## START
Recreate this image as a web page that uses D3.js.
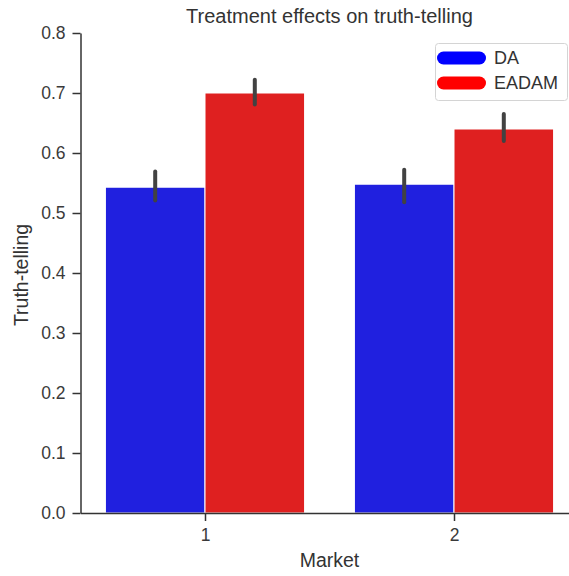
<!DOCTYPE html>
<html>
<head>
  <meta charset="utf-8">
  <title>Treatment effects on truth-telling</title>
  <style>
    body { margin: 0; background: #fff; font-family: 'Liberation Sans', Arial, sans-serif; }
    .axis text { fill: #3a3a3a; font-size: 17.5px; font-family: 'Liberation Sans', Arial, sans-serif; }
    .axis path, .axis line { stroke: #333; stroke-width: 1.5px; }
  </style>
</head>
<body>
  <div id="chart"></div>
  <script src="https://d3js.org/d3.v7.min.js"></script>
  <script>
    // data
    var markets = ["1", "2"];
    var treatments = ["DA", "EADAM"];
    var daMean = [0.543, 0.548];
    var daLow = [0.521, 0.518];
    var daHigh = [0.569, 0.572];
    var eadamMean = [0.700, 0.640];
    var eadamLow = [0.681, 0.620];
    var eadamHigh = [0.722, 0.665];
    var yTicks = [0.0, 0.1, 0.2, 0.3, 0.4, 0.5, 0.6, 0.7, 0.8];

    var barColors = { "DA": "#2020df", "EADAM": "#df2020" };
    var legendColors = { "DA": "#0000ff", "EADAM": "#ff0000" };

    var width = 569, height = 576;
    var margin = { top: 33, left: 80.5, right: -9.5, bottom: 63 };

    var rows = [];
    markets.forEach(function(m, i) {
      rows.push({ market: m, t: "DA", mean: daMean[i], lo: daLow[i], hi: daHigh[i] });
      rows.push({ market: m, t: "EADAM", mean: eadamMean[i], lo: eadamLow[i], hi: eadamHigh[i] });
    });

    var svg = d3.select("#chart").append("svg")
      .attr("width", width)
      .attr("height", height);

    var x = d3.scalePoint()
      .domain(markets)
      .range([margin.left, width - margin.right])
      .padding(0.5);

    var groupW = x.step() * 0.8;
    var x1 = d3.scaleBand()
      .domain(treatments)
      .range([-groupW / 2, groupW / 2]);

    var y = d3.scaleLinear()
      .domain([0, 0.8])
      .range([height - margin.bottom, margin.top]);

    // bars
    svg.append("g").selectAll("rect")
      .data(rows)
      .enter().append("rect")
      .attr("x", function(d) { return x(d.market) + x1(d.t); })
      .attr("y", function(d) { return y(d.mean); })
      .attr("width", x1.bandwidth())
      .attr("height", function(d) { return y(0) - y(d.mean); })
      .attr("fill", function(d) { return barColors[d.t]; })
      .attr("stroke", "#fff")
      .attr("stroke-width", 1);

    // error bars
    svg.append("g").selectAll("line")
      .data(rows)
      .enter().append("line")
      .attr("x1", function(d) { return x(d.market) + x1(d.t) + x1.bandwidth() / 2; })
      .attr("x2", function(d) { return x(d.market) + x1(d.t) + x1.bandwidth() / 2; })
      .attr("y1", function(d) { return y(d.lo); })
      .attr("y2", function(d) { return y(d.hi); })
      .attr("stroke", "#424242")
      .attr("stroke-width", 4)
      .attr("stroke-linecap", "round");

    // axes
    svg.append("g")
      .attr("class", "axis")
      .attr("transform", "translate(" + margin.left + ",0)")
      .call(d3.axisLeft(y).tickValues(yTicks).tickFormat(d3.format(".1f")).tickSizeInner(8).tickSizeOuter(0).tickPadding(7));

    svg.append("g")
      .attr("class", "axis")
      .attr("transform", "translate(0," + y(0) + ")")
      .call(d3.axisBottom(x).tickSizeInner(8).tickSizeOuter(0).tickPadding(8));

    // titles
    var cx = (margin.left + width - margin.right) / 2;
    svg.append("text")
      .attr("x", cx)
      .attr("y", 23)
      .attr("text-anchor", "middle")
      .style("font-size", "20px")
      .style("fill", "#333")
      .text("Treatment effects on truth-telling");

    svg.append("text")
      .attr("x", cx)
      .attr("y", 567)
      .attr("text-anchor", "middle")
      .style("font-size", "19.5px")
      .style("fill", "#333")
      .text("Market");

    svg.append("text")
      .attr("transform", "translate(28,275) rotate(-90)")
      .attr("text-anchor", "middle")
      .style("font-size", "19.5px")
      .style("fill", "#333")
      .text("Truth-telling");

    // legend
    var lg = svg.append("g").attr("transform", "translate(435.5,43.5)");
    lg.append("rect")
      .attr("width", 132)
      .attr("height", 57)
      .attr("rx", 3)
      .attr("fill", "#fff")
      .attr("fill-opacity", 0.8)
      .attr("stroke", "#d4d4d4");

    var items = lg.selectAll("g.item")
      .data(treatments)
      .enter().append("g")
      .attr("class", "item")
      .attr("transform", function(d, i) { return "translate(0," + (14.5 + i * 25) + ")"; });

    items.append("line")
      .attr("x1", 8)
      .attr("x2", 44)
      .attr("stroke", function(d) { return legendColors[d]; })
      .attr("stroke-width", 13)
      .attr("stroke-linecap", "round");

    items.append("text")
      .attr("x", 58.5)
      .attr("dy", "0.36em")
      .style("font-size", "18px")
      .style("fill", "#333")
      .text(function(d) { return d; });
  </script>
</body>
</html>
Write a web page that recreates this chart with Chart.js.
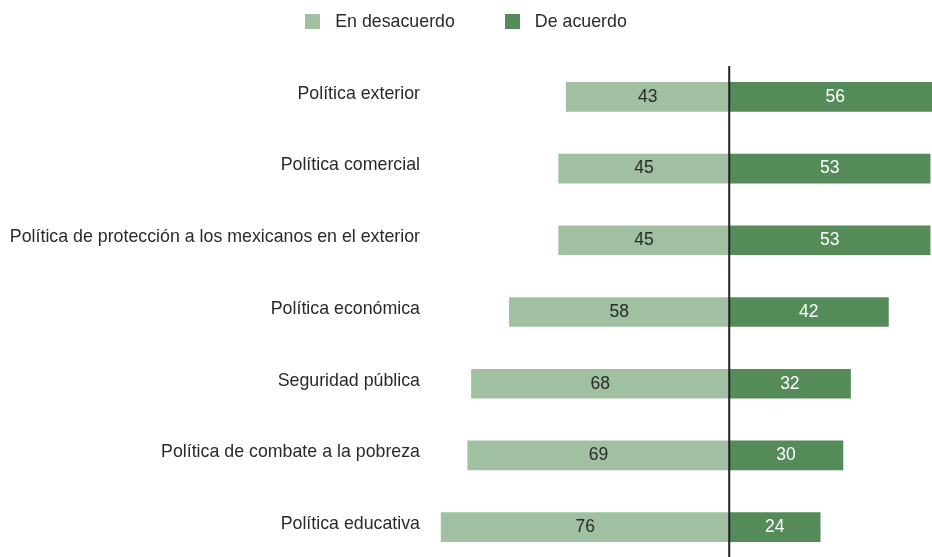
## END
--- Instruction ---
Output an exact copy of the material, with the pictures removed.

--- Result for this exercise ---
Recreate this image as a web page that uses D3.js.
<!DOCTYPE html>
<html>
<head>
  <meta charset="utf-8">
  <title>Treatment effects on truth-telling</title>
  <style>
    body { margin: 0; background: #fff; font-family: 'Liberation Sans', Arial, sans-serif; }
    .axis text { fill: #3a3a3a; font-size: 17.5px; font-family: 'Liberation Sans', Arial, sans-serif; }
    .axis path, .axis line { stroke: #333; stroke-width: 1.5px; }
  </style>
</head>
<body>
  <div id="chart"></div>
  <script src="https://d3js.org/d3.v7.min.js"></script>
  <script>
    // data
    var markets = ["1", "2"];
    var treatments = ["DA", "EADAM"];
    var daMean = [0.543, 0.548];
    var daLow = [0.521, 0.518];
    var daHigh = [0.569, 0.572];
    var eadamMean = [0.700, 0.640];
    var eadamLow = [0.681, 0.620];
    var eadamHigh = [0.722, 0.665];
    var yTicks = [0.0, 0.1, 0.2, 0.3, 0.4, 0.5, 0.6, 0.7, 0.8];

    var barColors = { "DA": "#2020df", "EADAM": "#df2020" };
    var legendColors = { "DA": "#0000ff", "EADAM": "#ff0000" };

    var width = 569, height = 576;
    var margin = { top: 33, left: 80.5, right: -9.5, bottom: 63 };

    var rows = [];
    markets.forEach(function(m, i) {
      rows.push({ market: m, t: "DA", mean: daMean[i], lo: daLow[i], hi: daHigh[i] });
      rows.push({ market: m, t: "EADAM", mean: eadamMean[i], lo: eadamLow[i], hi: eadamHigh[i] });
    });

    var svg = d3.select("#chart").append("svg")
      .attr("width", width)
      .attr("height", height);

    var x = d3.scalePoint()
      .domain(markets)
      .range([margin.left, width - margin.right])
      .padding(0.5);

    var groupW = x.step() * 0.8;
    var x1 = d3.scaleBand()
      .domain(treatments)
      .range([-groupW / 2, groupW / 2]);

    var y = d3.scaleLinear()
      .domain([0, 0.8])
      .range([height - margin.bottom, margin.top]);

    // bars
    svg.append("g").selectAll("rect")
      .data(rows)
      .enter().append("rect")
      .attr("x", function(d) { return x(d.market) + x1(d.t); })
      .attr("y", function(d) { return y(d.mean); })
      .attr("width", x1.bandwidth())
      .attr("height", function(d) { return y(0) - y(d.mean); })
      .attr("fill", function(d) { return barColors[d.t]; })
      .attr("stroke", "#fff")
      .attr("stroke-width", 1);

    // error bars
    svg.append("g").selectAll("line")
      .data(rows)
      .enter().append("line")
      .attr("x1", function(d) { return x(d.market) + x1(d.t) + x1.bandwidth() / 2; })
      .attr("x2", function(d) { return x(d.market) + x1(d.t) + x1.bandwidth() / 2; })
      .attr("y1", function(d) { return y(d.lo); })
      .attr("y2", function(d) { return y(d.hi); })
      .attr("stroke", "#424242")
      .attr("stroke-width", 4)
      .attr("stroke-linecap", "round");

    // axes
    svg.append("g")
      .attr("class", "axis")
      .attr("transform", "translate(" + margin.left + ",0)")
      .call(d3.axisLeft(y).tickValues(yTicks).tickFormat(d3.format(".1f")).tickSizeInner(8).tickSizeOuter(0).tickPadding(7));

    svg.append("g")
      .attr("class", "axis")
      .attr("transform", "translate(0," + y(0) + ")")
      .call(d3.axisBottom(x).tickSizeInner(8).tickSizeOuter(0).tickPadding(8));

    // titles
    var cx = (margin.left + width - margin.right) / 2;
    svg.append("text")
      .attr("x", cx)
      .attr("y", 23)
      .attr("text-anchor", "middle")
      .style("font-size", "20px")
      .style("fill", "#333")
      .text("Treatment effects on truth-telling");

    svg.append("text")
      .attr("x", cx)
      .attr("y", 567)
      .attr("text-anchor", "middle")
      .style("font-size", "19.5px")
      .style("fill", "#333")
      .text("Market");

    svg.append("text")
      .attr("transform", "translate(28,275) rotate(-90)")
      .attr("text-anchor", "middle")
      .style("font-size", "19.5px")
      .style("fill", "#333")
      .text("Truth-telling");

    // legend
    var lg = svg.append("g").attr("transform", "translate(435.5,43.5)");
    lg.append("rect")
      .attr("width", 132)
      .attr("height", 57)
      .attr("rx", 3)
      .attr("fill", "#fff")
      .attr("fill-opacity", 0.8)
      .attr("stroke", "#d4d4d4");

    var items = lg.selectAll("g.item")
      .data(treatments)
      .enter().append("g")
      .attr("class", "item")
      .attr("transform", function(d, i) { return "translate(0," + (14.5 + i * 25) + ")"; });

    items.append("line")
      .attr("x1", 8)
      .attr("x2", 44)
      .attr("stroke", function(d) { return legendColors[d]; })
      .attr("stroke-width", 13)
      .attr("stroke-linecap", "round");

    items.append("text")
      .attr("x", 58.5)
      .attr("dy", "0.36em")
      .style("font-size", "18px")
      .style("fill", "#333")
      .text(function(d) { return d; });
  </script>
</body>
</html>
Write a web page that recreates this chart with Chart.js.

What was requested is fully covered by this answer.